By the time the registration fault had been fixed, the amount of enquiries was backed up to such an extent that Xtra was scrambling to find contact centre agents able to deal with customers. Up to 400 agents from other service areas in Telecom, such as faults and new registrations, were transferred to the broadband division, and in Manila 100 new agents were recruited to help out.

Kenrick was able to say that yesterday they were processing 12 registrations a second. He still couldn’t give a figure on how many of the 500,000 Xtra subscribers were adversely affected, although he did confirm that next week they will be looking in the issue of compensation.

“The reaction we’ve had from customers who’ve been unable to send and receive email over the last few days just really highlights how essential it is.

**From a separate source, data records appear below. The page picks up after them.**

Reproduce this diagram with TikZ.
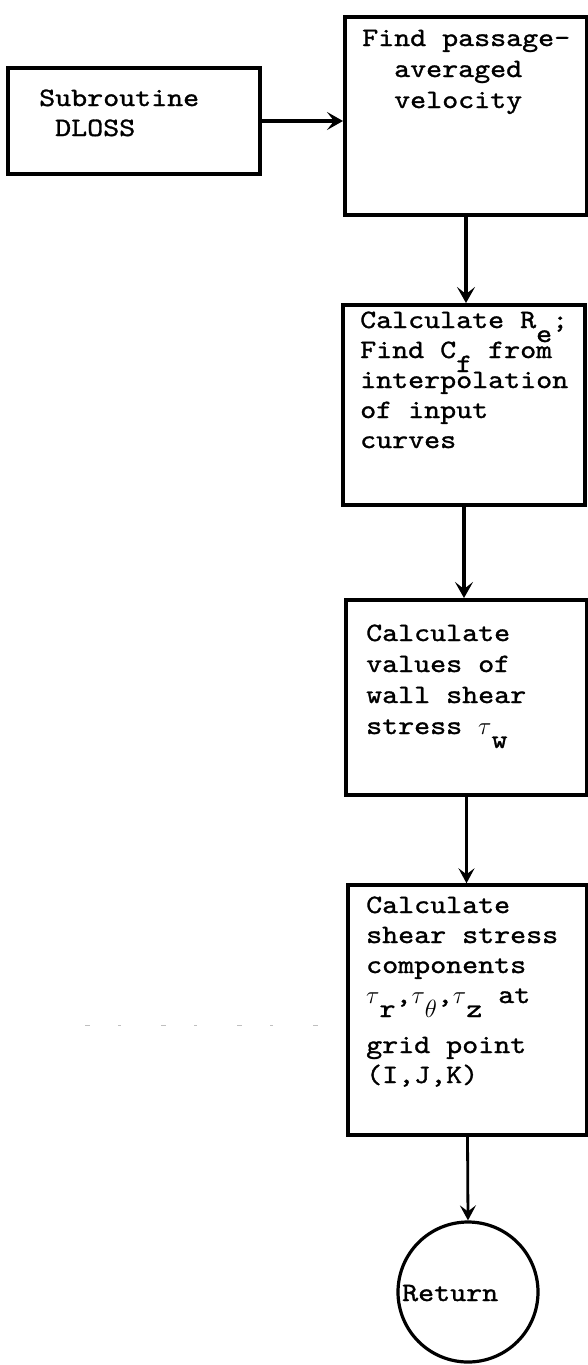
\documentclass[tikz,border=0pt]{standalone}
\usepackage{fontspec}
\usetikzlibrary{arrows.meta}
\newfontfamily\tw{lmmono10-regular}[Extension=.otf, FakeStretch=1.15, FakeBold=1.2]
\newcommand\lowr[1]{\raisebox{-14pt}{#1}}
\tikzset{
  procbox/.style={draw, line width=4pt, rectangle, inner sep=0pt},
  tline/.style={anchor=base west, inner sep=0pt, font=\tw\fontsize{26.5}{30}\selectfont},
  arr/.style={line width=3.6pt, -{Stealth[length=16pt,width=18pt,inset=7pt]}},
  arrthin/.style={line width=2.8pt, -{Stealth[length=15pt,width=16pt,inset=6pt]}}
}
\begin{document}
\begin{tikzpicture}[x=1pt,y=-1pt]
\useasboundingbox (0,0) rectangle (588,1365);
% boxes
\node[procbox, minimum width=252pt, minimum height=106pt] (dloss) at (134,121) {};
\node[procbox, minimum width=242pt, minimum height=198pt] (b1) at (466,116) {};
\node[procbox, minimum width=242pt, minimum height=200pt] (b2) at (464,405) {};
\node[procbox, minimum width=241pt, minimum height=195pt] (b3) at (466.5,697.5) {};
\node[procbox, minimum width=239pt, minimum height=250pt, line width=3.4pt] (b4) at (467.5,1010) {};
\node[draw, circle, line width=3.2pt, minimum size=140pt, inner sep=0pt] (ret) at (468,1292) {};
% texts
\node[tline] (d1) at (39,106) {Subroutine};
\node[tline] (d2) at (55,136) {DLOSS};
\node[tline] (a1) at (362,46) {Find passage-};
\node[tline] (a2) at (394,77) {averaged};
\node[tline] (a3) at (394,108) {velocity};
\node[tline] (c1) at (360,328) {Calculate R\lowr{e};};
\node[tline] (c2) at (360,358) {Find C\lowr{f} from};
\node[tline] (c3) at (360,388) {interpolation};
\node[tline] (c4) at (360,418) {of input};
\node[tline] (c5) at (360,448) {curves};
\node[tline] (e1) at (366,641) {Calculate};
\node[tline] (e2) at (366,672) {values of};
\node[tline] (e3) at (366,703) {wall shear};
\node[tline] (e4) at (366,734) {stress $\tau$\lowr{w}};
\node[tline] (g1) at (366,913) {Calculate};
\node[tline] (g2) at (366,943) {shear stress};
\node[tline] (g3) at (366,973) {components};
\node[tline] (g4) at (366,1003) {$\tau$\lowr{r},$\tau$\lowr{$\theta$},$\tau$\lowr{z} at};
\node[tline] (g5) at (366,1053) {grid point};
\node[tline] (g6) at (366,1083) {(I,J,K)};
\node[tline] (r1) at (402,1301) {Return};
% connectors
\draw[arr] (dloss.east) -- (dloss.east -| b1.west);
\draw[arr] (b1.south) -- (b1.south |- b2.north);
\draw[arr] (b2.south) -- (b2.south |- b3.north);
\draw[arrthin] (b3.south) -- (b3.south |- b4.north);
\draw[arrthin] (b4.south) -- (ret.north);
% faint scan marks
\draw[gray!50, line width=1pt, dash pattern=on 5pt off 28pt on 3pt off 40pt] (85,1025) -- (345,1025);
\end{tikzpicture}
\end{document}
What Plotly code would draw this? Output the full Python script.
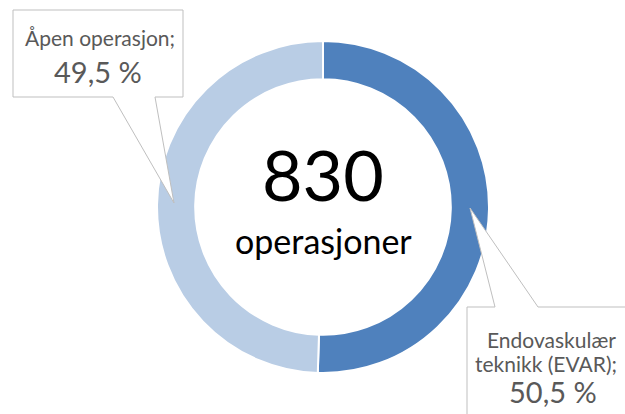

It is something that people use to manage their lives, manage their businesses, to interact with other people and as part of that you need to make sure that it is operated to the level that is required.”

Well, yeah.

What about the actual upgrade itself, the suite of products they’re marketing as Yahoo!Xtra Bubble? It’s got RSS feeds, Flickr accounts, upgraded spam filters, the ability to get 10 email addresses from one account, unlimited email, and all of it packaged in what to me looked like a very user-friendly interface.

In other words, it looks pretty good.